Food insecurity is a complex condition with four main dimensions: availability, access, utilization and stability. Food insecurity can be chronic or transitory. Chronic food insecurity implies a long-term or persistent inability to meet the minimal nutritional requirements. Transitory food insecurity is the short-term inability to meet required nutritional intake, and implies a capacity for recovery. Cyclical food insecurity, which occurs when there are habitual seasonal variations in the food security situation can be either chronic (if it lasts more than six months), or transitory (if it lasts less than six months).
The true incidence of food insecurity is debatable, as food security is a complex condition for which the appropriate measurement techniques have not yet been refined.
Common indicators used to measure food insecurity include: prevalence of undernourishment in all demographics; children aged <5 years stunted; children aged <5 years underweight; and children aged <5 years wasted. More modern and holisitic approaches also consider indicators such as: political stability and road density.

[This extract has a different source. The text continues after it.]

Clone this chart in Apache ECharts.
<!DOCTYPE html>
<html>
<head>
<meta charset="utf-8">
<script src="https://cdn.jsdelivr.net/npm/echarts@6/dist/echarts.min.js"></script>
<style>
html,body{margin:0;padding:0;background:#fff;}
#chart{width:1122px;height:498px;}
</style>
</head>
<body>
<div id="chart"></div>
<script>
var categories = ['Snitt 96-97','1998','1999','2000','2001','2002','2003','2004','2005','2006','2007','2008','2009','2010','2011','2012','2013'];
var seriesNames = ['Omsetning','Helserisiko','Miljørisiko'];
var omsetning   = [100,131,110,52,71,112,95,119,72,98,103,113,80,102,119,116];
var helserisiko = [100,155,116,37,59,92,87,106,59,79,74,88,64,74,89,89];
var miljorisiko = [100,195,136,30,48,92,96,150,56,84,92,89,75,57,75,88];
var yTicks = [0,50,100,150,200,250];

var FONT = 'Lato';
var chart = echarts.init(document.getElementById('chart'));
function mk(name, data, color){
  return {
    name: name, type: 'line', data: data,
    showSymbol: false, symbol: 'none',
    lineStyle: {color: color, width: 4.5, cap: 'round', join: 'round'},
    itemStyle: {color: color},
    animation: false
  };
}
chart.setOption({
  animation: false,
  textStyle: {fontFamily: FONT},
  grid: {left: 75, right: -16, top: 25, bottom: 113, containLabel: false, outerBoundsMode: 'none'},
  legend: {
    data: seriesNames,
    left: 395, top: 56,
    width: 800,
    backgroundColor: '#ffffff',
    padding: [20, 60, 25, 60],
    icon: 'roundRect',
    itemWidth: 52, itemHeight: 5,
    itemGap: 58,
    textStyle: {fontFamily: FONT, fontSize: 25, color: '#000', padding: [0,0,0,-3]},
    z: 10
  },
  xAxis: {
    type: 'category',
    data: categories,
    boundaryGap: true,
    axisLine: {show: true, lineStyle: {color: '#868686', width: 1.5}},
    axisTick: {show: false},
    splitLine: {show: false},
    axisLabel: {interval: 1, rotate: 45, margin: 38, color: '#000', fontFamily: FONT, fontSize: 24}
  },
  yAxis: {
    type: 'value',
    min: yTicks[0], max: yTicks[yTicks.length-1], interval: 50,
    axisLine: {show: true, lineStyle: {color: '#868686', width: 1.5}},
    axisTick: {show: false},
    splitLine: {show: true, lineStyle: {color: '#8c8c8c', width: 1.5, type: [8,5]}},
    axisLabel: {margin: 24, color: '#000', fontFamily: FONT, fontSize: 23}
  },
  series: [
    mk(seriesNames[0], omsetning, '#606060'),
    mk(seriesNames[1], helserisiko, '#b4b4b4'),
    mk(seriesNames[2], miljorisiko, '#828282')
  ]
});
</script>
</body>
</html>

Hundreds of millions of people in different parts of the world, especially in the low-income countries of Asia, Africa, and Latin America, still go without the adequate food which would enable them to lead fully productive working lives. Grains form more than half the world's direct food supply in most poor countries. Some rich countries consume less grain directly, but they consume grain at over twice the rate per capita of poor countries indirectly in the form of meat and beverages.